Many movements and organizations other than ‘Pink Shirt Day’ are working to bring awareness to the problem of bullying. ‘Stand Up To Bullying Day’ is Friday March 30, 2012, while Wednesday April 11, 2012 marks ‘Day of Pink'. Lady Gaga recently announced her Born This Way Foundation and Glee featured a tag for the Trevor Project in a recent episode. Speaking of these last two, here’s the kids offering their version of Gaga’s ode to self-acceptance, Born This Way.


NEIL MCKINLAY - MEDITATION | COACHING | INTUITION - WWW.NEILMCKINLAY.COM

2 comments:

Anonymous said...

Ahhhh Neil. So good to get a dose of you again.

Of all the things folks ask me, "what's the point of meditation?" seems to leave me without words. Ha!

I think you have a wonderful for bringing the Dharma in to direct and relative terms. I have a nak for floating off into philosophy, and your relating of personal experience does help my feet touch the earth again.

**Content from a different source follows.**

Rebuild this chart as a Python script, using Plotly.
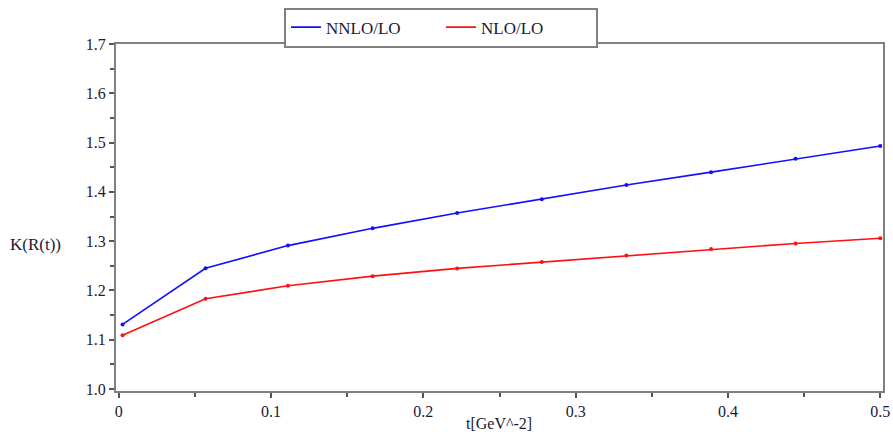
import plotly.graph_objects as go

t_values = [0.0025, 0.057, 0.1111, 0.1667, 0.2222, 0.2778, 0.3333, 0.3889, 0.4444, 0.5]
nnlo_lo = [1.131, 1.245, 1.291, 1.326, 1.357, 1.385, 1.414, 1.440, 1.467, 1.493]
nlo_lo = [1.109, 1.183, 1.2095, 1.229, 1.2447, 1.2576, 1.271, 1.284, 1.2954, 1.306]
x_ticks = [0, 0.1, 0.2, 0.3, 0.4, 0.5]
x_tick_labels = ["0", "0.1", "0.2", "0.3", "0.4", "0.5"]
y_ticks = [1.0, 1.1, 1.2, 1.3, 1.4, 1.5, 1.6, 1.7]
y_tick_labels = ["1.0", "1.1", "1.2", "1.3", "1.4", "1.5", "1.6", "1.7"]

serif = "Liberation Serif, Times New Roman, serif"
txt = "#1a1a33"
blue = "#1010ff"
red = "#ff1010"

fig = go.Figure()
for name, vals, col in [("NNLO/LO", nnlo_lo, blue), ("NLO/LO", nlo_lo, red)]:
    fig.add_trace(go.Scatter(x=t_values, y=vals, name=name, mode="lines",
                             line=dict(color=col, width=1.6), showlegend=True))
    fig.add_trace(go.Scatter(x=t_values, y=vals, name=name, mode="markers",
                             marker=dict(color=col, size=4), showlegend=False))

axis_common = dict(showline=True, linecolor="#808080", linewidth=2, mirror=True,
                   showgrid=False, zeroline=False, ticks="outside", ticklen=5,
                   tickcolor="#555555", tickwidth=1.5, automargin=False,
                   tickfont=dict(family=serif, size=16, color=txt))

fig.update_xaxes(range=[-0.0018, 0.5018], tickvals=x_ticks, ticktext=x_tick_labels,
                 minor=dict(ticks="outside", ticklen=4, tickcolor="#555555",
                            tickvals=[0.05, 0.15, 0.25, 0.35, 0.45]),
                 **axis_common)
fig.update_yaxes(range=[0.996, 1.7], tickvals=y_ticks, ticktext=y_tick_labels,
                 minor=dict(ticks="outside", ticklen=4, tickcolor="#555555",
                            tickvals=[1.05, 1.15, 1.25, 1.35, 1.45, 1.55, 1.65]),
                 **axis_common)

fig.update_layout(
    width=893, height=434,
    margin=dict(l=116, r=10, t=44, b=43, autoexpand=False),
    plot_bgcolor="white", paper_bgcolor="white",
    showlegend=True,
    legend=dict(orientation="h", x=0.219, xanchor="left", y=1.105, yanchor="top",
                bordercolor="#808080", borderwidth=2,
                font=dict(family=serif, size=17, color=txt),
                entrywidth=110, entrywidthmode="pixels",
                tracegroupgap=0),
    annotations=[
        dict(text="K(R(t))", x=0, xref="paper", xanchor="left", xshift=-108,
             y=1.293, yref="y", showarrow=False,
             font=dict(family=serif, size=17, color=txt)),
        dict(text="t[GeV^-2]", x=0.2495, xref="x", xanchor="center",
             y=-0.095, yref="paper", yanchor="middle", showarrow=False,
             font=dict(family=serif, size=16, color=txt)),
    ],
)

fig.write_html("out.html", config={"displayModeBar": False},
               post_script="document.body.style.margin='0';document.body.style.overflow='hidden';")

My son is experiencing a bit of this is school presently. Not the physical, but the psychological sadness of being cast aside as a " dork." It reminds me of rimes when I experienced this, a great loneliness. I appreciate, greatly, the offering of your past as it has reminded me of mine... A place in me I would easily like to forget and would possibly keep me from dealing with my sons' experience.
Oh, this is Dennis by the way.. from Dathun
Take care Neil

Neil McKinlay said...

Thanks much for the note, Dennis.

Your feedback is deeply appreciated. My heart aches for your son. I do know that place - I think many of us do. The good news is he has a father who understands the necessity of not forgetting.